= Kali Theatre =

Kali Theatre is a theatre company that specialises in presenting plays by women of South Asian descent. Founded in 1991 by Rita Wolf and Rukhsana Ahmad, Helena Bell became the theatres artistic director in 2016, succeeding Janet Steel. Bell died in 2025.

Kali Theatre was supported by the Arts Council in 2014 for "nurtur[ing] strong individual writers who challenge perceptions through original and thought-provoking theatre".

==History==
In 1990, after reading about Balwant Kaur, a Sikh woman murdered by her husband in front of their children for running away to a women's refuge, Rita Wolf felt "outraged" that the story was not more widely spread.
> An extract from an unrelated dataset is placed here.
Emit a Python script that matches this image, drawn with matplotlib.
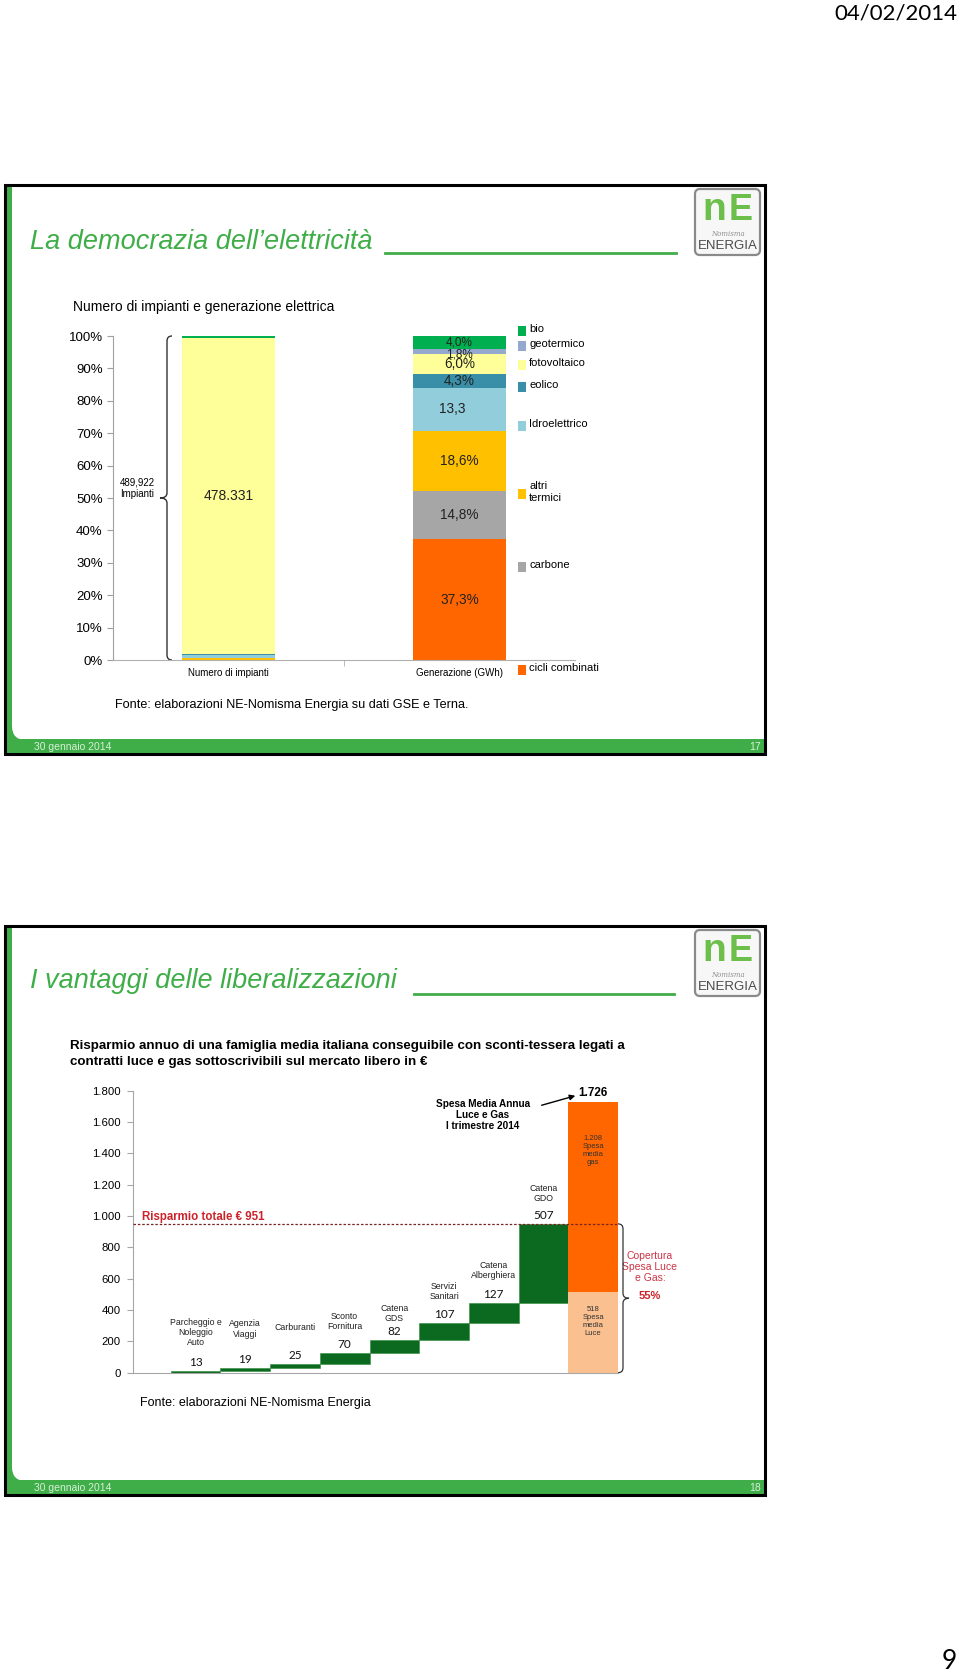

Wolf found out about writer Rukhsana Ahmad, who was compelled to write about Balwant Kaur's story. Ahmad went on to write Song for a Sanctuary, Kali Theatre's inaugural production, which Wolf directed. Kali was formed after repeated approaches to established venues and companies for help to produce the play failed. Due to this Wolf & Ahmad established Kali Theatre company with Wolf taking on the role of artistic director.

Kali toured plays nationally. Helena Bell became the theatre's artistic director in 2016, succeeding Janet Steel. Bell died in 2025. Playwright Aisha Zia was appointed Artistic Director in September 2025.